Alan Bundy, invited talks this summer

Alan has been invited speaker at several conferences over the summer.

  • SICSA PhD Conference, 28 June 2017 - University of Dundee

Scientific Methods in Research

We will survey and summarise the typical methodologies used in computing research, including both theoretical and experimental methodologies. Our emphasis will be on best practice, ensuring the validity and highest quality of the results of your research. We will emphasise the importance of formulating precise and evaluable hypotheses or claims, making it clear to your readers what claims you are and are not making, then providing an evaluation that supports (or perhaps refutes) your claims. We will warn you about some of the most common pitfalls in computing research, so you avoid or recover from them.

 

  • 10th Conference on Intelligent Computer Mathematics (CICM), 17-21 July 2017 - University of Edinburgh

Reformation: A Generic Algorithm for Repairing Faulty Logical Theories

 

  • 27th International Conference on Inductive Logic Programming, 4-6 September 2017 - Orléans, France

Can Computers Change their Minds?

Autonomous agents require models of their environment in order to interpret sensory data and to make plans to achieve their goals, including anticipating the results of the actions of themselves and other agents.
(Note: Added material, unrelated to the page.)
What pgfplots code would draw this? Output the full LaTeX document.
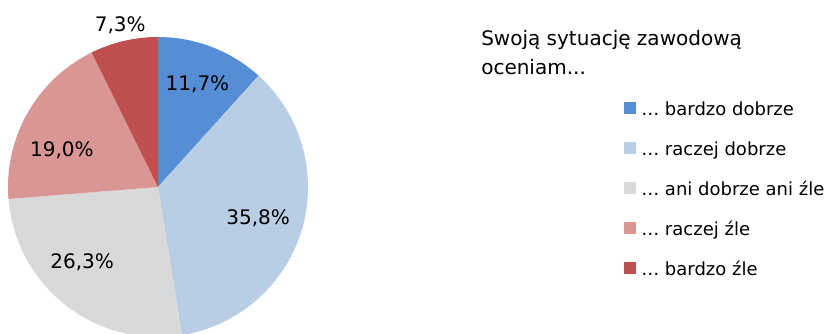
\documentclass[border=0pt]{standalone}
\usepackage{pgfplots}
\usepackage{pgfplotstable}
\pgfplotsset{compat=1.18}
\usepackage{fontspec}
\setmainfont{DejaVu Sans}

\definecolor{pie0}{RGB}{85,142,213}
\definecolor{pie1}{RGB}{185,205,229}
\definecolor{pie2}{RGB}{217,217,217}
\definecolor{pie3}{RGB}{217,150,148}
\definecolor{pie4}{RGB}{192,80,77}

% value = share in percent, lr = label distance from centre, da = label angle shift (clockwise)
\pgfplotstableread{
value lr  da
11.7  110 0
35.8  105 1
26.3  107 7
19.0  103 -8.5
7.3   166 0
}\piedata

\begin{document}
\begin{tikzpicture}
% total of all shares
\gdef\pietotal{0}
\foreach \i in {0,...,4}{%
  \pgfplotstablegetelem{\i}{value}\of\piedata
  \pgfmathsetmacro\t{\pietotal+\pgfplotsretval}%
  \global\let\pietotal\t
}
% start/end angle of each slice, clockwise from the top, plus label placement
\gdef\piecum{0}
\foreach \i in {0,...,4}{%
  \pgfplotstablegetelem{\i}{value}\of\piedata \let\pv\pgfplotsretval
  \pgfplotstablegetelem{\i}{lr}\of\piedata \let\pr\pgfplotsretval
  \pgfplotstablegetelem{\i}{da}\of\piedata \let\pd\pgfplotsretval
  \pgfmathsetmacro\pa{90-\piecum/\pietotal*360}%
  \pgfmathsetmacro\pb{90-(\piecum+\pv)/\pietotal*360}%
  \pgfmathsetmacro\pmid{(\pa+\pb)/2-(\pd)}%
  \pgfmathsetmacro\plx{\pr*cos(\pmid)}%
  \pgfmathsetmacro\ply{\pr*sin(\pmid)}%
  \expandafter\xdef\csname pieA\i\endcsname{\pa}%
  \expandafter\xdef\csname pieB\i\endcsname{\pb}%
  \expandafter\xdef\csname pieLX\i\endcsname{\plx}%
  \expandafter\xdef\csname pieLY\i\endcsname{\ply}%
  \expandafter\xdef\csname pieV\i\endcsname{\pv}%
  \pgfmathsetmacro\pc{\piecum+\pv}%
  \global\let\piecum\pc
}
\begin{axis}[
  x=0.75pt, y=0.75pt,
  xmin=0, xmax=827, ymin=0, ymax=333,
  hide axis, clip=true,
  /pgf/number format/assume math mode=true,
]
\def\cx{158}\def\cy{146}\def\R{150}
\pgfplotsinvokeforeach{0,...,4}{
  \fill[pie#1] (axis cs:\cx,\cy)
    -- ++({\csname pieA#1\endcsname}:\R*0.75pt)
    arc[start angle=\csname pieA#1\endcsname, end angle=\csname pieB#1\endcsname, radius=\R*0.75pt]
    -- cycle;
}
\pgfplotsinvokeforeach{0,...,4}{
  \node[font=\fontsize{15}{18}\selectfont, anchor=center, inner sep=0pt]
    at (axis cs:{\cx+\csname pieLX#1\endcsname},{\cy+\csname pieLY#1\endcsname})
    {\pgfmathprintnumber[fixed,fixed zerofill,precision=1,use comma,assume math mode=true]{\csname pieV#1\endcsname}\%};
}
% legend title
\node[font=\fontsize{15}{18}\selectfont, anchor=base west, inner sep=0pt] at (axis cs:481,288) {Swoją sytuację zawodową};
\node[font=\fontsize{15}{18}\selectfont, anchor=base west, inner sep=0pt] at (axis cs:481,259) {oceniam...};
% legend entries
\def\legrow#1#2#3{%
  \fill[#1] (axis cs:624,{#2+7-6}) rectangle (axis cs:636,{#2+7+6});
  \node[font=\fontsize{13.5}{16}\selectfont, anchor=base west, inner sep=0pt] at (axis cs:641,#2) {… #3};
}
\legrow{pie0}{218}{bardzo dobrze}
\legrow{pie1}{178}{raczej dobrze}
\legrow{pie2}{138}{ani dobrze ani źle}
\legrow{pie3}{98}{raczej źle}
\legrow{pie4}{58}{bardzo źle}
\end{axis}
\pgfresetboundingbox
\useasboundingbox (0,0) rectangle (620.25pt,249.75pt);
\end{tikzpicture}
\end{document}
These models must change when the environment changes, including their models of other agents, or when their goals change, since successful problem solving depends on choosing the right representation of the problem. We are especially interested in conceptual change, i.e., a change of the language in which the model is expressed. Failures of reasoning can suggest repairs to faulty models. Such failures can, for instance, take the form of inferring something false, failing to infer something true or inference just taking too long. I will illustrate the automated repair of faulty models drawing both on work multi-agent planning and on the evolution of theories of physics.